Jobless claims trend downward as commodity prices rise
- May 24, 2021
Jobless claims continued their trend downward as commodity prices continue to push upward, signaling an economic recovery. Fed minutes demonstrated a “wait and see” mindset with openness to taper bond purchases in the future.
The Federal Reserve released minutes from its April policy meeting on Wednesday. The board voted unanimously to maintain current policies of buying $120 billion worth of Treasury and mortgage bonds each month in addition to holding rates near zero. This vote came prior to more recent economic data indicating a surge in inflation and constrained supply chains. While Fed officials have repeatedly stated their view that higher inflation this year will prove to be temporary, the minutes also indicated that the group may discuss plans for reducing their bond buying program at future meetings. Yields on 10-year Treasury notes rose as high as 1.69% on Wednesday after minutes were released. The U.S. dollar rallied on Wednesday based on the potential for Fed tightening, only to self-correct by the end of the week.
(Related insight: Read, “Performing a holistic review of your operational FX hedging program”)

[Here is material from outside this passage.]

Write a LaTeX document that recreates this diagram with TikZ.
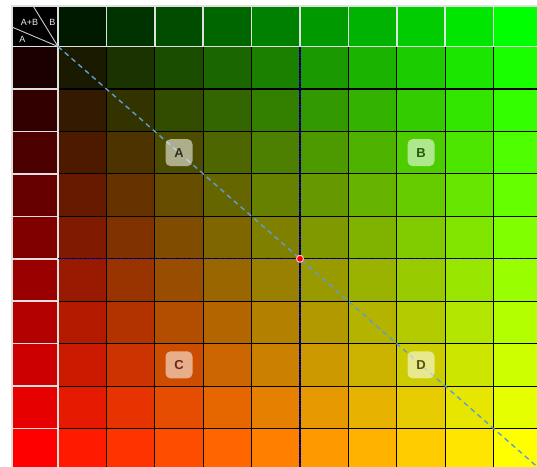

Initial jobless claims continued their downward trend, dropping to 444,000 and establishing a new low since the pandemic started in mid-March 2020. For context, the pre-pandemic record was 695,000, recorded in 2009, with pandemic highs totaling 6.1 million in April 2020. This continued decline comes along with news that more states, now a total of 22, have planned to opt out of weekly $300 supplemental federal unemployment benefits. For individuals in those states this would end the additional $300 weekly payments by mid-June or July, ahead of the current September expiration date.
The price of crude oil rose slightly throughout the week until it dropped by $2 per barrel on Wednesday. The drop was due to concerns over a slowdown in manufacturing caused by increasing COVID case numbers in Asian countries. Additional downward pressure was fueled by fears that recent increases in inflation expectations could cause the Fed to hike interest rates sooner than expected. Signs of those inflation expectations can be seen in the price of oil, corn and gasoline futures, each of which have doubled from a year ago with lumber more than tripling in price based on data provided to the Wall Street Journal.*
(Related insight: Read, "Using commodity collars to manage market volatility")
We will look to see how the market views the U.S. recovery when the consumer confidence index is released on Tuesday. That will be followed by core inflation numbers released on Friday.